___ Stored records

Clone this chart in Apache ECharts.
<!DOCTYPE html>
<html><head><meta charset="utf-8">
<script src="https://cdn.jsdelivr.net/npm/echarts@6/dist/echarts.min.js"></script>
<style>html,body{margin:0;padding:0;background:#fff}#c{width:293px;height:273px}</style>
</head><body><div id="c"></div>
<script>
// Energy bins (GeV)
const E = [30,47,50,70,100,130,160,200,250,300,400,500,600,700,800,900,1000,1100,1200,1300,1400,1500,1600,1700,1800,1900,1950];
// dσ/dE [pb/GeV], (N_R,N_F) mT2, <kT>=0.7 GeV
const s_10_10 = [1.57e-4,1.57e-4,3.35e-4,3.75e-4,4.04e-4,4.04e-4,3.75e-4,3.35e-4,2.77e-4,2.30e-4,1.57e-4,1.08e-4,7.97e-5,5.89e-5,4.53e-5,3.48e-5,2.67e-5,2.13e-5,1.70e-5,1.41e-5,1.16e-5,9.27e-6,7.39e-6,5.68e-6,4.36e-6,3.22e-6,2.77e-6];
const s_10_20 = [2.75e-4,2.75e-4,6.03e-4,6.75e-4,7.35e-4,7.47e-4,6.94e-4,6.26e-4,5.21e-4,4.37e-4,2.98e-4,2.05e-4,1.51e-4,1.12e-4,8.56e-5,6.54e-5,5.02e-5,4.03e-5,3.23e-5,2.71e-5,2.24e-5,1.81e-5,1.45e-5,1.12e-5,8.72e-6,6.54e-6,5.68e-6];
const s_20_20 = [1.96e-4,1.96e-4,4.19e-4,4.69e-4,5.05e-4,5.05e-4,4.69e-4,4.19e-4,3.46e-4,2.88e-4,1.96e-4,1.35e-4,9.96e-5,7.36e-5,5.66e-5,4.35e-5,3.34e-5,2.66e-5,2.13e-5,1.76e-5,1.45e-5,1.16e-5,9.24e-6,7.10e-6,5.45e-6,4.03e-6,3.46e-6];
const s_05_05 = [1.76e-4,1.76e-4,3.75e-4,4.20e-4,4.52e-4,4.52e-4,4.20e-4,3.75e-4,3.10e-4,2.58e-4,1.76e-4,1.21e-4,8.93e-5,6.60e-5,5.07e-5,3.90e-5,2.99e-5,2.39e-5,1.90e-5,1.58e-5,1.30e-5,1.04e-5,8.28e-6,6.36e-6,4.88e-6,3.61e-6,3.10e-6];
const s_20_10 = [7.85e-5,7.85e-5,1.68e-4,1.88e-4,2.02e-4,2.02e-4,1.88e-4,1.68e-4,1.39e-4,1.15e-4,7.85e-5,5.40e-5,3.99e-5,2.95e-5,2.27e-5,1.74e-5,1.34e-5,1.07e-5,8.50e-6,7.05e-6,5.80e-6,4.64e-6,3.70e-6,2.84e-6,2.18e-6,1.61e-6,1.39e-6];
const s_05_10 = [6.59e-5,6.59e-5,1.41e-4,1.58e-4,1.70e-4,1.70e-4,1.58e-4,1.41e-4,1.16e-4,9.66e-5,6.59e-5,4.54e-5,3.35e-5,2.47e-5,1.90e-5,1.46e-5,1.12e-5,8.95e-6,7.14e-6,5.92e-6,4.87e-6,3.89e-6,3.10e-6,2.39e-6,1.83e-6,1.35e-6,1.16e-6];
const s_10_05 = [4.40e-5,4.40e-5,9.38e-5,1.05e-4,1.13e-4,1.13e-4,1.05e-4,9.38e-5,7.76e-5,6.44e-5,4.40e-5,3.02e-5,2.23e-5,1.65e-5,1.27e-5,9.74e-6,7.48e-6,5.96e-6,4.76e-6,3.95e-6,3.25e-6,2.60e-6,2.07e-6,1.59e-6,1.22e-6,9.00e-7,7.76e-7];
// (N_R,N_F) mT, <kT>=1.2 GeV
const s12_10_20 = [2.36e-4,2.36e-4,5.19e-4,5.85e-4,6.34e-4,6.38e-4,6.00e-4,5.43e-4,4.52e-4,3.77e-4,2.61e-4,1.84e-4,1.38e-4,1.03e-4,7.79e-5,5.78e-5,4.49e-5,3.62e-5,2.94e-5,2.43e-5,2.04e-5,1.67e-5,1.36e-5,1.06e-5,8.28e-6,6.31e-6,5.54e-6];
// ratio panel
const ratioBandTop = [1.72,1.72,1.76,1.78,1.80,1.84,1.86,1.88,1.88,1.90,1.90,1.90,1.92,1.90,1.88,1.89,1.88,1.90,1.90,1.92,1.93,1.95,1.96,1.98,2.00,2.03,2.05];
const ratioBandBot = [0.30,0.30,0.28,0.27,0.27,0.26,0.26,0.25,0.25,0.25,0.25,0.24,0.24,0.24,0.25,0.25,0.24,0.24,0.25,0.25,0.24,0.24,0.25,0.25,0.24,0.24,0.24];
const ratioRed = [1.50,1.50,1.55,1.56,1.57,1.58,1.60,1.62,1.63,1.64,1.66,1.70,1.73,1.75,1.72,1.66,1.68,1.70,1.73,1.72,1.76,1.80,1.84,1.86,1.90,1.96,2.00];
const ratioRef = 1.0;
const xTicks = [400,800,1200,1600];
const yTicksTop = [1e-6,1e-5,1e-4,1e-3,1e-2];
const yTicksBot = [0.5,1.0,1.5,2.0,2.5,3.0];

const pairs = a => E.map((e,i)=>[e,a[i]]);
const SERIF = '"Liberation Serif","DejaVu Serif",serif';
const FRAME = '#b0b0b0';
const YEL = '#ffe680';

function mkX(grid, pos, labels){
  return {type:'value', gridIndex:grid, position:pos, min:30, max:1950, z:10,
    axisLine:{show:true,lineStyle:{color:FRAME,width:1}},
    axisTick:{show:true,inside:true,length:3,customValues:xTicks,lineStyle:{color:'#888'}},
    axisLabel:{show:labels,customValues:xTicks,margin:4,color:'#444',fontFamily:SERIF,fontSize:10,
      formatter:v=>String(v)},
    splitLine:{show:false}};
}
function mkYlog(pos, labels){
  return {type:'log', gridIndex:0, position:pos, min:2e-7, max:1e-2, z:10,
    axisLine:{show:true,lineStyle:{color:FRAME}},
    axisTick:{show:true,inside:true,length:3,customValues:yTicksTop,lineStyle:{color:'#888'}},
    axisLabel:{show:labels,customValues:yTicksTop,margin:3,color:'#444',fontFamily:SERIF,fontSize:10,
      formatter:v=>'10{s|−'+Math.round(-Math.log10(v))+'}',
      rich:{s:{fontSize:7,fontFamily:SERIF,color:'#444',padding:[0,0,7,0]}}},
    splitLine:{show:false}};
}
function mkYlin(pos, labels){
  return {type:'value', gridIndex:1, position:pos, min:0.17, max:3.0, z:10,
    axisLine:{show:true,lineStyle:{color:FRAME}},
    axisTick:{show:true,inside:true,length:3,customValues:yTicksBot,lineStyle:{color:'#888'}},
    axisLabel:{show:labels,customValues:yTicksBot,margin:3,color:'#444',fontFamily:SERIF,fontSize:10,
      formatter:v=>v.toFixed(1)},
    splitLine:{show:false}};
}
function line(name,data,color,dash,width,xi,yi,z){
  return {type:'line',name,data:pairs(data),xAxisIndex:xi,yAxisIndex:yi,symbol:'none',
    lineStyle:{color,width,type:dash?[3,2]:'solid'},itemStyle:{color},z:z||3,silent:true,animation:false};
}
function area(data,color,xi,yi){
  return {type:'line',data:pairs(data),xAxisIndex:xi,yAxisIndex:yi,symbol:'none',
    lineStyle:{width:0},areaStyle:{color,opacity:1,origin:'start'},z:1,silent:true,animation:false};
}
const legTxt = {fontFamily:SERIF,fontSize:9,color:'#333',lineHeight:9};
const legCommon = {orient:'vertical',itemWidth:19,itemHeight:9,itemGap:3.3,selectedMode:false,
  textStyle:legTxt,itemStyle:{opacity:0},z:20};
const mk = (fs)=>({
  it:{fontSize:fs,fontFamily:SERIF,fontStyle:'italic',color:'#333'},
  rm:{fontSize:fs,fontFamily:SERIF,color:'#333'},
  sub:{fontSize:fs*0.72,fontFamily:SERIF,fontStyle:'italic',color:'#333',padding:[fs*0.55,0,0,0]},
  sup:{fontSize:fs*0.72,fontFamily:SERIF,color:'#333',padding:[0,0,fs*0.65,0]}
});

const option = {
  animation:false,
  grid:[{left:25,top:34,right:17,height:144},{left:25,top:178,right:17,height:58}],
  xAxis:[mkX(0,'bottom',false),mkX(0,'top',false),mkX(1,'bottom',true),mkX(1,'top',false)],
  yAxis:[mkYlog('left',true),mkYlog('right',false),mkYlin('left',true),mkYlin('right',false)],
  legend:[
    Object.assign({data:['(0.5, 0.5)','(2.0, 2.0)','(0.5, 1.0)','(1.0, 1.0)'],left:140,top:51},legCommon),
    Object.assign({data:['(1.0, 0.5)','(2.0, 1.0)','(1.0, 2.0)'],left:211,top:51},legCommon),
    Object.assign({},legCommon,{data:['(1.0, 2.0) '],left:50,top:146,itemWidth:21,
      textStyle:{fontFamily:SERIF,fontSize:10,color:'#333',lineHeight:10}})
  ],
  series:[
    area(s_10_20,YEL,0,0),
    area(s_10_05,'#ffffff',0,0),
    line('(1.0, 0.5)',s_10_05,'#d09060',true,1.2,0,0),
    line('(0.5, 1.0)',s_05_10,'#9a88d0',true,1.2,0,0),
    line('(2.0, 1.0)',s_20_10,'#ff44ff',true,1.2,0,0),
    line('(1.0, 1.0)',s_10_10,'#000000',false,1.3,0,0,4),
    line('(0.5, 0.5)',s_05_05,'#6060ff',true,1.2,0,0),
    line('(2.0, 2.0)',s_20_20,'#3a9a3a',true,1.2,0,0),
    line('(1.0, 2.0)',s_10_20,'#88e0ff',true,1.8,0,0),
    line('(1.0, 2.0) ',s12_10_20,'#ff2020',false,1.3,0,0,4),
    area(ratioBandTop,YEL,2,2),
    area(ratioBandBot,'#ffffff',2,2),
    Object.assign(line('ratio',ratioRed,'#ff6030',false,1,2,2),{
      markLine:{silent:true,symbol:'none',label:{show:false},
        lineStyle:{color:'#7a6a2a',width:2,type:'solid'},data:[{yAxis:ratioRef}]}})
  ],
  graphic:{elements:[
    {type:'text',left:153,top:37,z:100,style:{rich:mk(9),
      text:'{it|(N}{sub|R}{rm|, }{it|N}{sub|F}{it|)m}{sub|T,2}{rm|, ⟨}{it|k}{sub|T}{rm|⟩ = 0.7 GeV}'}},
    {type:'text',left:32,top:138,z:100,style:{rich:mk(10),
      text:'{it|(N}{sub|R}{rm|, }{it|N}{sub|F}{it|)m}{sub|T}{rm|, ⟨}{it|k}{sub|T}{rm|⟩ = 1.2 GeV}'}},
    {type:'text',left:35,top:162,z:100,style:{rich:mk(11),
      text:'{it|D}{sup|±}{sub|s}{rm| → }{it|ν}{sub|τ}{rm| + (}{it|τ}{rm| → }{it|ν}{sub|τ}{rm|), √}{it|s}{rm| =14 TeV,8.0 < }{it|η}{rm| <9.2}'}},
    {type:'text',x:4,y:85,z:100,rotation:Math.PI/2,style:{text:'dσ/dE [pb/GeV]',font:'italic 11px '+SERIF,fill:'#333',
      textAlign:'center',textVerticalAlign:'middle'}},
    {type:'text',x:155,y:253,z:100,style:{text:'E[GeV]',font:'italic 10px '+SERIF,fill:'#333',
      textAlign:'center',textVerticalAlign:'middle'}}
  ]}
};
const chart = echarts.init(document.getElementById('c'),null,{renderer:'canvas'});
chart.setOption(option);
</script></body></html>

______
___ Stored records

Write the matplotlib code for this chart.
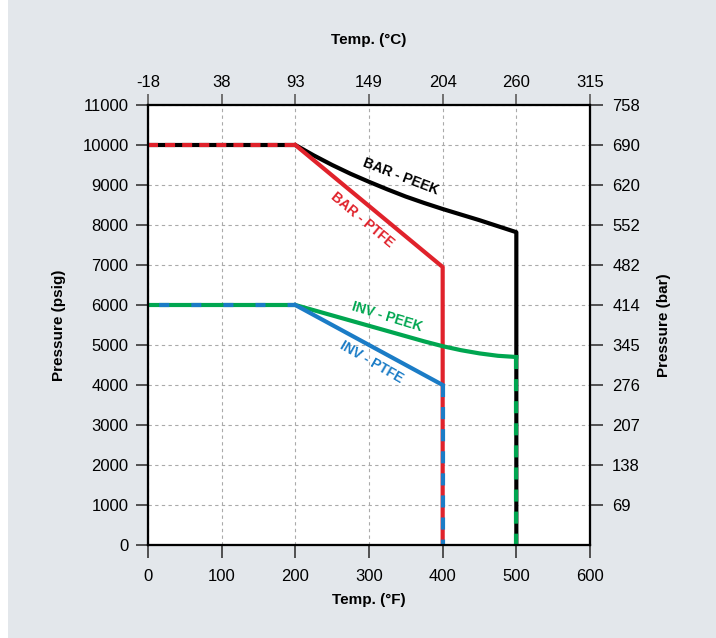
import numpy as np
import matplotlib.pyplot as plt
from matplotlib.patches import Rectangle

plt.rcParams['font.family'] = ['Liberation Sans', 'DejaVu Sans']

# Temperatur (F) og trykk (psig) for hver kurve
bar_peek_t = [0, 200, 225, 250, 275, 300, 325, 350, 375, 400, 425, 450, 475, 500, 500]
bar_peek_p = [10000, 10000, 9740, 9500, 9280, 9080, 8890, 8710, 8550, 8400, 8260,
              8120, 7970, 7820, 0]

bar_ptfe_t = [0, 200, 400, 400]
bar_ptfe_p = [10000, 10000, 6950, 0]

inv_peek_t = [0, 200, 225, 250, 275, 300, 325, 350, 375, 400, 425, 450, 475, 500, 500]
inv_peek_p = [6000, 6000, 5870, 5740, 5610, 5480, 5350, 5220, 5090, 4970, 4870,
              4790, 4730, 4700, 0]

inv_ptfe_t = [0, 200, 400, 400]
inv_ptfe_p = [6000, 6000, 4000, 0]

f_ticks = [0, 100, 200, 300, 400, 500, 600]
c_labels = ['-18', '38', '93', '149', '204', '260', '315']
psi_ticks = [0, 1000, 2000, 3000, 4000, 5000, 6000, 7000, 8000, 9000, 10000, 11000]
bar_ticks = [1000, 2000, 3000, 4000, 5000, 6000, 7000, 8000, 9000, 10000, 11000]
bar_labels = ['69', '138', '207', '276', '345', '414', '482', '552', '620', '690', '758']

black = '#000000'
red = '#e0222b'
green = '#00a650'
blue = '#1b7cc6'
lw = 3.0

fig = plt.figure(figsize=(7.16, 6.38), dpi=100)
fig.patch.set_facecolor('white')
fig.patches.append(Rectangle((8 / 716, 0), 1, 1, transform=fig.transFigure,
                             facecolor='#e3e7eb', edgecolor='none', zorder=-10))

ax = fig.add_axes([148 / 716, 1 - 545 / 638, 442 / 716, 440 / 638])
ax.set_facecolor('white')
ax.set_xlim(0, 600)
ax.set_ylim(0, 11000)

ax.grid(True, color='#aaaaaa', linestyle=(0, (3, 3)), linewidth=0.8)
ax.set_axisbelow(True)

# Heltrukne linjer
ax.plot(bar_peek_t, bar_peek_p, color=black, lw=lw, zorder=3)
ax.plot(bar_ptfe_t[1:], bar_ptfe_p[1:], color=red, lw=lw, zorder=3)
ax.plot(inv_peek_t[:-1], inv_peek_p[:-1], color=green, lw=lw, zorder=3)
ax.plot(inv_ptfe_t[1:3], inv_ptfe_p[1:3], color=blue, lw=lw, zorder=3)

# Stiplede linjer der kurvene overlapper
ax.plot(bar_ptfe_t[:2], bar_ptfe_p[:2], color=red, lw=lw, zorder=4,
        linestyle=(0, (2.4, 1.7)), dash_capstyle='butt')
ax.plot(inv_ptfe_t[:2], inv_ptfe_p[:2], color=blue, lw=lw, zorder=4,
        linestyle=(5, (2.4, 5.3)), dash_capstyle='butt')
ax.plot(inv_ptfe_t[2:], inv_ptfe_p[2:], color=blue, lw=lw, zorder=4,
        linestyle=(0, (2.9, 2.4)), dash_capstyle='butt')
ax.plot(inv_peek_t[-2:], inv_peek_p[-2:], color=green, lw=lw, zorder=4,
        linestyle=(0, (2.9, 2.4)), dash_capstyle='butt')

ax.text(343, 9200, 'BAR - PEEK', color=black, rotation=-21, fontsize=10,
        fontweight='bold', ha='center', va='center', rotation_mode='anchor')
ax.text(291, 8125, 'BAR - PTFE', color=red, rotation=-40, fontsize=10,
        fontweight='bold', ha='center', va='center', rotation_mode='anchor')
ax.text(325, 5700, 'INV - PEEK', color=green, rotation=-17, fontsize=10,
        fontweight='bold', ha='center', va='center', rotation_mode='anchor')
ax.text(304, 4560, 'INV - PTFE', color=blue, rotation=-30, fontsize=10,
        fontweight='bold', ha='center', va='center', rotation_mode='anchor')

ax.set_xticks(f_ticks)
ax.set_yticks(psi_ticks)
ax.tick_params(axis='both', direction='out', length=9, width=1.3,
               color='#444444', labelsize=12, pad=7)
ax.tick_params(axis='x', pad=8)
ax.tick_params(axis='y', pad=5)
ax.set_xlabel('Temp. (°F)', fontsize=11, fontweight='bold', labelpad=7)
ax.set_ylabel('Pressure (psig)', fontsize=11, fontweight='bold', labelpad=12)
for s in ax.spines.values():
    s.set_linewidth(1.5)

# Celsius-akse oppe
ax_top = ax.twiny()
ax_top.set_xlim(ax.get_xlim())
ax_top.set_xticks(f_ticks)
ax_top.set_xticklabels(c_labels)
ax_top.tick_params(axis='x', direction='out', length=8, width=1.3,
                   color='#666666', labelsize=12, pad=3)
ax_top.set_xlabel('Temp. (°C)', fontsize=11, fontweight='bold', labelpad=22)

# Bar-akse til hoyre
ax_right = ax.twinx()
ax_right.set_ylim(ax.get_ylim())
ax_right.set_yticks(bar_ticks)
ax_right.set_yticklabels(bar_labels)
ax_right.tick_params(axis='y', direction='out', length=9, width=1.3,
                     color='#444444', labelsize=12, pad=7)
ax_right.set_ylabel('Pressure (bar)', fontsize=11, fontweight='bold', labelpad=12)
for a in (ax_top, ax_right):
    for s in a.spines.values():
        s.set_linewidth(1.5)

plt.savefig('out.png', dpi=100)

______

**Do this**
Print exactly what appears from the line holding "Write the matplotlib code for this chart." down to the line holding "plt.rcParams['font.family'] = ['Liberation", both ends kept, leaving out the pictures.

**Output**
Write the matplotlib code for this chart.
import numpy as np
import matplotlib.pyplot as plt
from matplotlib.patches import Rectangle

plt.rcParams['font.family'] = ['Liberation Sans', 'DejaVu Sans']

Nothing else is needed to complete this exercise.